▶ _Do this_:
Your task is to give the listing below back word for word, pictures excluded.

::: Collected material :::

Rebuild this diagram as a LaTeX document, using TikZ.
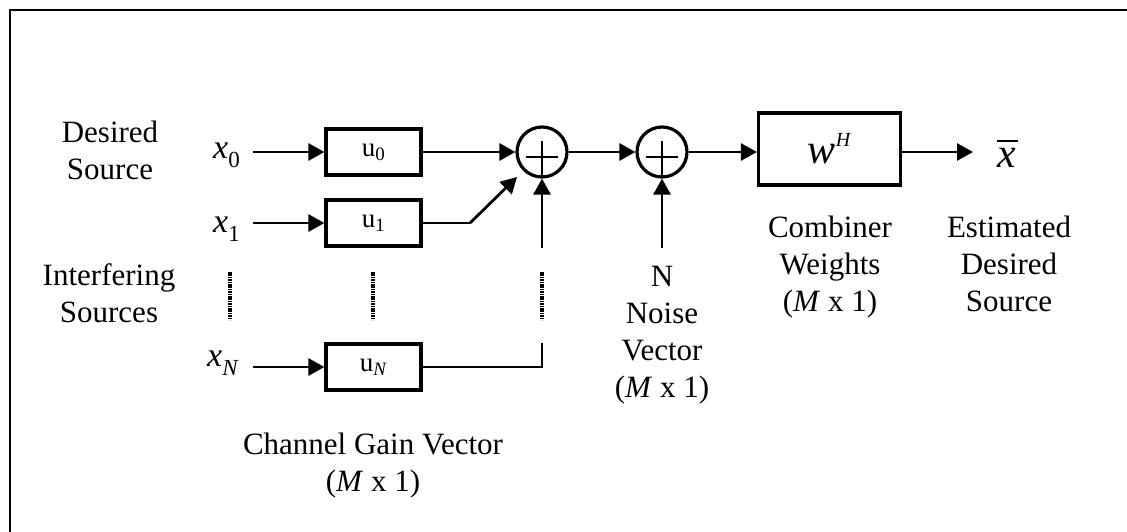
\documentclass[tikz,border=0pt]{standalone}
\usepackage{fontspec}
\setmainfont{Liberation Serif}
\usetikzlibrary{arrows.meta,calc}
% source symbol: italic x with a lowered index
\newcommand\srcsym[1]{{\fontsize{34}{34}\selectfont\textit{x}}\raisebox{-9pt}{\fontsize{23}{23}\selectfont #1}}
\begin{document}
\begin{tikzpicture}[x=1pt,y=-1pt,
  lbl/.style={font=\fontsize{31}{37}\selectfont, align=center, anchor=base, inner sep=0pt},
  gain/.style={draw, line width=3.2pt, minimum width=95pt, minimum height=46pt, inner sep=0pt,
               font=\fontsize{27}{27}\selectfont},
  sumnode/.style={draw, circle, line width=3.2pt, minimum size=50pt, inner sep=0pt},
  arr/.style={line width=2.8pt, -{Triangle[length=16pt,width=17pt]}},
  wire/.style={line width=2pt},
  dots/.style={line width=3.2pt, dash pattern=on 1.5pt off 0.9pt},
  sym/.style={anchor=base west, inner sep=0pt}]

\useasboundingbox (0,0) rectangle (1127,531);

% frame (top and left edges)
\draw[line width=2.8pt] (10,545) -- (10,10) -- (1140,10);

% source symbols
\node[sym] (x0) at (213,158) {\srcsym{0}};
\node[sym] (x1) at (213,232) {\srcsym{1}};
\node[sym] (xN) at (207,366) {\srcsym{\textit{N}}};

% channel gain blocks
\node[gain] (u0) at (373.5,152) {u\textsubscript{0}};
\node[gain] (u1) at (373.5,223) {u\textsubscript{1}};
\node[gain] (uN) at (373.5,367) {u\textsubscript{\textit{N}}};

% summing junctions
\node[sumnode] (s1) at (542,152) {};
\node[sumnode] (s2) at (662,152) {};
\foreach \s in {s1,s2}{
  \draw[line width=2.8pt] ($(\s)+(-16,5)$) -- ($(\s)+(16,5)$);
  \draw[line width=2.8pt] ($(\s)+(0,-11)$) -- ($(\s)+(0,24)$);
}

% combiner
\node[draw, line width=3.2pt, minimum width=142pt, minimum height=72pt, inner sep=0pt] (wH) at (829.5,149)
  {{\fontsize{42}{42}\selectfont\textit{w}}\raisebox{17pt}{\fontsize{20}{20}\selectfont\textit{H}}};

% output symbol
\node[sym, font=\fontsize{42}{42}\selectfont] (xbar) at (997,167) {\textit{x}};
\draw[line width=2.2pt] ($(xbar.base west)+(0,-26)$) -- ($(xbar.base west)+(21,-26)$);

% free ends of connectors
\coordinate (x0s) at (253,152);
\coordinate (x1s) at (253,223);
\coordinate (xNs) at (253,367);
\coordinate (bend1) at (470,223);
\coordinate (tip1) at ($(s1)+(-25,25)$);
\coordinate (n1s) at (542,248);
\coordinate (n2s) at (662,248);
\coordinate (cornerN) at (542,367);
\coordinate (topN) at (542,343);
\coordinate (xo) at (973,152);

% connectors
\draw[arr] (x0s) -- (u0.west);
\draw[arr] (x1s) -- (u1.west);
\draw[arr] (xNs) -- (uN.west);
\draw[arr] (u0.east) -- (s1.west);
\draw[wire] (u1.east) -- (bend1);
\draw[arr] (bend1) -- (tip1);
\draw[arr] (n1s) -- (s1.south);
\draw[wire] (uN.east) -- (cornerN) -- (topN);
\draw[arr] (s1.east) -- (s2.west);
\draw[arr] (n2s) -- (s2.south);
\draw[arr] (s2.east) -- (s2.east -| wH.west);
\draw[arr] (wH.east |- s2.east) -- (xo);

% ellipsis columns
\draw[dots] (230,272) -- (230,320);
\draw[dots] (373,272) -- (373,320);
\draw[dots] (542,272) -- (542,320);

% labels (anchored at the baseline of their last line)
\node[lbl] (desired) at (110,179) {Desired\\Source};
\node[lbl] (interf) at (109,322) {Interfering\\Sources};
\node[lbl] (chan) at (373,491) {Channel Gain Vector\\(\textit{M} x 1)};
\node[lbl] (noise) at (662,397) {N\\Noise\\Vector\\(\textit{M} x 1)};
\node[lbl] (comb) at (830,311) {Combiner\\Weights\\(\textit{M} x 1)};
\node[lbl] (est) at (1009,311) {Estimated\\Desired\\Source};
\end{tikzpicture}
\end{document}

:::

▶ _Exercise solution_:
Rebuild this diagram as a LaTeX document, using TikZ.
\documentclass[tikz,border=0pt]{standalone}
\usepackage{fontspec}
\setmainfont{Liberation Serif}
\usetikzlibrary{arrows.meta,calc}
% source symbol: italic x with a lowered index
\newcommand\srcsym[1]{{\fontsize{34}{34}\selectfont\textit{x}}\raisebox{-9pt}{\fontsize{23}{23}\selectfont #1}}
\begin{document}
\begin{tikzpicture}[x=1pt,y=-1pt,
  lbl/.style={font=\fontsize{31}{37}\selectfont, align=center, anchor=base, inner sep=0pt},
  gain/.style={draw, line width=3.2pt, minimum width=95pt, minimum height=46pt, inner sep=0pt,
               font=\fontsize{27}{27}\selectfont},
  sumnode/.style={draw, circle, line width=3.2pt, minimum size=50pt, inner sep=0pt},
  arr/.style={line width=2.8pt, -{Triangle[length=16pt,width=17pt]}},
  wire/.style={line width=2pt},
  dots/.style={line width=3.2pt, dash pattern=on 1.5pt off 0.9pt},
  sym/.style={anchor=base west, inner sep=0pt}]

\useasboundingbox (0,0) rectangle (1127,531);

% frame (top and left edges)
\draw[line width=2.8pt] (10,545) -- (10,10) -- (1140,10);

% source symbols
\node[sym] (x0) at (213,158) {\srcsym{0}};
\node[sym] (x1) at (213,232) {\srcsym{1}};
\node[sym] (xN) at (207,366) {\srcsym{\textit{N}}};

% channel gain blocks
\node[gain] (u0) at (373.5,152) {u\textsubscript{0}};
\node[gain] (u1) at (373.5,223) {u\textsubscript{1}};
\node[gain] (uN) at (373.5,367) {u\textsubscript{\textit{N}}};

% summing junctions
\node[sumnode] (s1) at (542,152) {};
\node[sumnode] (s2) at (662,152) {};
\foreach \s in {s1,s2}{
  \draw[line width=2.8pt] ($(\s)+(-16,5)$) -- ($(\s)+(16,5)$);
  \draw[line width=2.8pt] ($(\s)+(0,-11)$) -- ($(\s)+(0,24)$);
}

% combiner
\node[draw, line width=3.2pt, minimum width=142pt, minimum height=72pt, inner sep=0pt] (wH) at (829.5,149)
  {{\fontsize{42}{42}\selectfont\textit{w}}\raisebox{17pt}{\fontsize{20}{20}\selectfont\textit{H}}};

% output symbol
\node[sym, font=\fontsize{42}{42}\selectfont] (xbar) at (997,167) {\textit{x}};
\draw[line width=2.2pt] ($(xbar.base west)+(0,-26)$) -- ($(xbar.base west)+(21,-26)$);

% free ends of connectors
\coordinate (x0s) at (253,152);
\coordinate (x1s) at (253,223);
\coordinate (xNs) at (253,367);
\coordinate (bend1) at (470,223);
\coordinate (tip1) at ($(s1)+(-25,25)$);
\coordinate (n1s) at (542,248);
\coordinate (n2s) at (662,248);
\coordinate (cornerN) at (542,367);
\coordinate (topN) at (542,343);
\coordinate (xo) at (973,152);

% connectors
\draw[arr] (x0s) -- (u0.west);
\draw[arr] (x1s) -- (u1.west);
\draw[arr] (xNs) -- (uN.west);
\draw[arr] (u0.east) -- (s1.west);
\draw[wire] (u1.east) -- (bend1);
\draw[arr] (bend1) -- (tip1);
\draw[arr] (n1s) -- (s1.south);
\draw[wire] (uN.east) -- (cornerN) -- (topN);
\draw[arr] (s1.east) -- (s2.west);
\draw[arr] (n2s) -- (s2.south);
\draw[arr] (s2.east) -- (s2.east -| wH.west);
\draw[arr] (wH.east |- s2.east) -- (xo);

% ellipsis columns
\draw[dots] (230,272) -- (230,320);
\draw[dots] (373,272) -- (373,320);
\draw[dots] (542,272) -- (542,320);

% labels (anchored at the baseline of their last line)
\node[lbl] (desired) at (110,179) {Desired\\Source};
\node[lbl] (interf) at (109,322) {Interfering\\Sources};
\node[lbl] (chan) at (373,491) {Channel Gain Vector\\(\textit{M} x 1)};
\node[lbl] (noise) at (662,397) {N\\Noise\\Vector\\(\textit{M} x 1)};
\node[lbl] (comb) at (830,311) {Combiner\\Weights\\(\textit{M} x 1)};
\node[lbl] (est) at (1009,311) {Estimated\\Desired\\Source};
\end{tikzpicture}
\end{document}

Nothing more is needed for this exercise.